For all the growth in U.S. production, Al-Naimi told reporters at yesterday’s OPEC meeting he isn’t concerned by the burgeoning output from shale deposits, while United Arab Emirates Oil Minister Mohammed Al-Hamli said producers are “very concerned” and will protect their interests.

Global Sway

Saudi Arabia, OPEC’s biggest member, can still sway global markets more than other nations. It has spare capacity to pump as much as 12.5 million barrels a day, or 29 percent more than last month’s levels, which were the lowest in 13 months, according to an OPEC report this week. The country supplies more than 10 percent of the world’s oil.

“The U.S. will never be the new Saudi Arabia,” said Mike Wittner, Societe Generale’s New York-based head of oil market research for the Americas. “The Saudis are able to increase production when they want to and are willing to cut when they need to, and the U.S. will never do either of those things.”

 

U.S. stockpiles have grown 13 percent in 2012 as production climbed to nearly a 19-year high, according to the Energy Department. The rise in reserves is one reason why the average regular unleaded gasoline price has tumbled from this year’s high of $3.936 a gallon, according to data compiled by AAA. The current price of $3.315 is 1.1 percent higher than the start of the year.

Shrinking Spread

Analysts estimate WTI will rise more than Brent in coming years partly because of the way oil pipelines flow in the U.S., bringing crude to the nation’s storage hub and delivery point for Nymex futures contracts in Cushing, Oklahoma. The American grade has traded at an average discount of about $17 a barrel this year, compared with a premium of about 95 cents in the 10 years through 2010.

Brent has also been buoyed by U.S. and European sanctions on Iran, which choked off about 1 million barrels a day, or 1.1 percent of the global total, according to data compiled by Bloomberg. The Buzzard field in the North Sea, which pumps 200,000 barrels a day, was shut for two months for maintenance.

The price gap will narrow to as little as $4.50 next year, as the glut in Cushing eases, according to Goldman Sachs Group Inc. The Seaway pipeline, operated by Enbridge Inc. and Enterprise Products Partners LP, will be able to send 400,000 barrels a day from Cushing to the Houston area starting Jan. 1, compared with 150,000 a day now, Enterprise Chief Executive Officer Mike Creel said on Nov. 13.

Big Short

The last time the U.S. rivaled Saudi Arabia proved a disaster for America’s oil industry and for the kingdom. U.S. production expanded 10 percent from 1976 to 1985, reaching the highest level since the Arab embargo in 1973.

By late 1985, the Saudis were pumping more crude to defend their market dominance. WTI plunged to $10 a barrel in March 1986. U.S. output declined for 21 of the next 22 years and didn’t start growing again until 2009.

Now, the U.S. may be producing too much oil and WTI may drop as low as $50 a barrel within the next two years unless policy makers scrap a law limiting exports, Francisco Blanch, the head of commodities research for Bank of America Merrill Lynch in New York, said in an interview.

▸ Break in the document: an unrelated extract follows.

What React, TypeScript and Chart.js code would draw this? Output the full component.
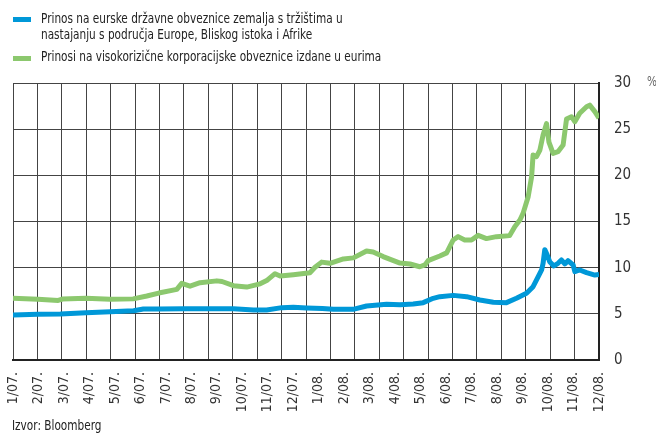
import React, { useEffect, useRef } from "react";
import { Chart, registerables } from "chart.js";

Chart.register(...registerables);

// Month labels (Jan 2007 .. Dec 2008)
const monthLabels = [
  "1/07.", "2/07.", "3/07.", "4/07.", "5/07.", "6/07.", "7/07.", "8/07.", "9/07.", "10/07.", "11/07.", "12/07.",
  "1/08.", "2/08.", "3/08.", "4/08.", "5/08.", "6/08.", "7/08.", "8/08.", "9/08.", "10/08.", "11/08.", "12/08.",
];

// Position in months since start of Jan 2007
const greenX = [
  0.0, 1.02, 1.85, 2.02, 2.99, 3.98, 4.92, 5.48, 5.97, 6.71, 6.91, 7.25, 7.66, 8.35, 8.56, 9.03, 9.57, 10.12,
  10.39, 10.73, 10.94, 11.48, 12.16, 12.37, 12.64, 12.98, 13.53, 13.94, 14.48, 14.75, 15.16, 15.85, 16.26, 16.66,
  16.87, 17.0, 17.48, 17.76, 18.03, 18.23, 18.5, 18.78, 19.05, 19.39, 19.8, 20.34, 20.55, 20.76, 20.89, 21.1,
  21.24, 21.3, 21.44, 21.58, 21.71, 21.85, 21.95, 22.12, 22.32, 22.53, 22.67, 22.87, 23.01, 23.21, 23.49, 23.62,
  23.83, 24.0,
];
const greenY = [
  6.68, 6.57, 6.45, 6.6, 6.68, 6.57, 6.62, 6.93, 7.25, 7.65, 8.3, 8.0, 8.37, 8.57, 8.5, 8.05, 7.9, 8.25,
  8.6, 9.35, 9.1, 9.24, 9.45, 10.04, 10.6, 10.47, 10.95, 11.06, 11.8, 11.7, 11.2, 10.5, 10.4, 10.1,
  10.3, 10.76, 11.26, 11.6, 13.0, 13.36, 13.0, 13.0, 13.5, 13.15, 13.36, 13.47, 14.44, 15.16, 15.88, 17.69,
  19.85, 22.2, 22.02, 22.74, 24.37, 25.6, 23.6, 22.38, 22.56, 23.29, 26.1, 26.35, 25.81, 26.72, 27.43, 27.6,
  26.9, 26.2,
];

const blueX = [
  0.0, 1.02, 1.94, 2.99, 3.98, 4.94, 5.34, 5.97, 6.98, 8.0, 9.03, 9.85, 10.39, 11.01, 11.48, 12.03, 12.67,
  13.12, 13.93, 14.48, 15.3, 15.85, 16.39, 16.8, 17.21, 17.48, 18.03, 18.58, 19.12, 19.67, 20.21, 20.62, 21.03,
  21.3, 21.51, 21.65, 21.71, 21.78, 21.88, 21.98, 22.15, 22.32, 22.46, 22.6, 22.73, 22.94, 23.01, 23.21, 23.49,
  23.83, 24.0,
];
const blueY = [
  4.87, 4.95, 4.98, 5.12, 5.23, 5.34, 5.52, 5.52, 5.56, 5.56, 5.55, 5.41, 5.42, 5.67, 5.7, 5.63, 5.58,
  5.49, 5.49, 5.85, 6.03, 5.99, 6.07, 6.21, 6.68, 6.86, 7.0, 6.86, 6.5, 6.25, 6.21, 6.68, 7.22,
  7.94, 9.02, 9.75, 10.47, 11.95, 11.37, 10.65, 10.18, 10.47, 10.83, 10.4, 10.76, 10.29, 9.57, 9.75, 9.46,
  9.2, 9.25,
];

// Legend text (first series name spans two lines)
const blueNameLines = [
  "Prinos na eurske državne obveznice zemalja s tržištima u",
  "nastajanju s područja Europe, Bliskog istoka i Afrike",
];
const greenName = "Prinosi na visokorizične korporacijske obveznice izdane u eurima";
const sourceText = "Izvor: Bloomberg";

const blueColor = "#0098d8";
const greenColor = "#8cc86e";
const FONT = '"Liberation Sans Narrow", "Arial Narrow", "DejaVu Sans Condensed", sans-serif';

export default function App() {
  const ref = useRef<HTMLCanvasElement | null>(null);

  useEffect(() => {
    if (!ref.current) return;
    const chart = new Chart(ref.current, {
      type: "line",
      data: {
        datasets: [
          {
            label: blueNameLines.join(" "),
            data: blueX.map((x, i) => ({ x, y: blueY[i] })),
            borderColor: blueColor,
            borderWidth: 5,
            pointRadius: 0,
            tension: 0,
            borderJoinStyle: "round",
            xAxisID: "x",
            yAxisID: "y",
          },
          {
            label: greenName,
            data: greenX.map((x, i) => ({ x, y: greenY[i] })),
            borderColor: greenColor,
            borderWidth: 5,
            pointRadius: 0,
            tension: 0,
            borderJoinStyle: "round",
            xAxisID: "x",
            yAxisID: "y",
          },
        ],
      },
      options: {
        animation: false,
        responsive: false,
        maintainAspectRatio: false,
        layout: { padding: { left: 13, top: 83, right: 0, bottom: 0 } },
        plugins: { legend: { display: false }, tooltip: { enabled: false } },
        scales: {
          x: {
            type: "linear",
            position: "bottom",
            min: 0,
            max: 24,
            weight: 1,
            ticks: { display: false, stepSize: 1 },
            grid: { color: "#444", lineWidth: 1, drawTicks: false },
            border: { display: true, color: "#222", width: 2 },
            afterFit: (s: any) => {
              s.height = 0;
            },
          },
          xl: {
            type: "linear",
            position: "bottom",
            min: 0,
            max: 23,
            weight: 2,
            ticks: {
              stepSize: 1,
              autoSkip: false,
              maxRotation: 90,
              minRotation: 90,
              padding: 12,
              color: "#333",
              font: { family: FONT, size: 14 },
              callback: (v: any) => monthLabels[Math.round(Number(v))] ?? "",
            },
            grid: { display: false, drawTicks: false },
            border: { display: false },
            afterFit: (s: any) => {
              s.height = 73;
            },
          },
          y: {
            type: "linear",
            position: "right",
            min: 0,
            max: 30,
            ticks: {
              stepSize: 5,
              padding: 15,
              color: "#333",
              font: { family: FONT, size: 15 },
            },
            grid: { color: "#444", lineWidth: 1, drawTicks: false },
            border: { display: true, color: "#222", width: 2 },
            afterFit: (s: any) => {
              s.width = 57;
            },
          },
        },
      },
    });
    return () => chart.destroy();
  }, []);

  const textStyle: React.CSSProperties = {
    fontFamily: FONT,
    fontSize: 14,
    lineHeight: "15.5px",
    color: "#222",
    whiteSpace: "nowrap",
    transform: "scaleX(0.835)",
    transformOrigin: "0 0",
  };

  return (
    <div style={{ position: "fixed", left: 0, top: 0, width: 656, height: 433, background: "#fff" }}>
      <canvas ref={ref} width={656} height={433} style={{ position: "absolute", left: 0, top: 0, width: 656, height: 433 }} />
      <div style={{ position: "absolute", left: 13, top: 17, width: 18, height: 5, background: blueColor }} />
      <div style={{ ...textStyle, position: "absolute", left: 41, top: 11 }}>
        {blueNameLines[0]}
        <br />
        {blueNameLines[1]}
      </div>
      <div style={{ position: "absolute", left: 13, top: 56, width: 18, height: 5, background: greenColor }} />
      <div style={{ ...textStyle, position: "absolute", left: 41, top: 49 }}>{greenName}</div>
      <div style={{ ...textStyle, position: "absolute", left: 647, top: 74, color: "#666" }}>%</div>
      <div style={{ ...textStyle, position: "absolute", left: 12, top: 418 }}>{sourceText}</div>
    </div>
  );
}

“WTI is our big short for next year,” Blanch said. Should futures fall to between $50 and $65 a barrel, production gains will slow, he said.

If the U.S. natural gas market is any guide, declining prices don’t guarantee reduced supply. Gas dropped to a 10-year- low of $1.902 per million British thermal units in April. New production technology helped drive inventories to a record last month even though the number of gas rigs operating in the country fell to a 13-year low on Nov. 9, according to Houston- based Baker Hughes Inc.

“What’s going on with U.S. oil is the biggest development over the last 40 years,” Eugen Weinberg, head of commodities research at Commerzbank AG in Frankfurt, said in a telephone interview. “U.S. shale, rather than anything, is the game changer. OPEC nations are concerned, all of them.”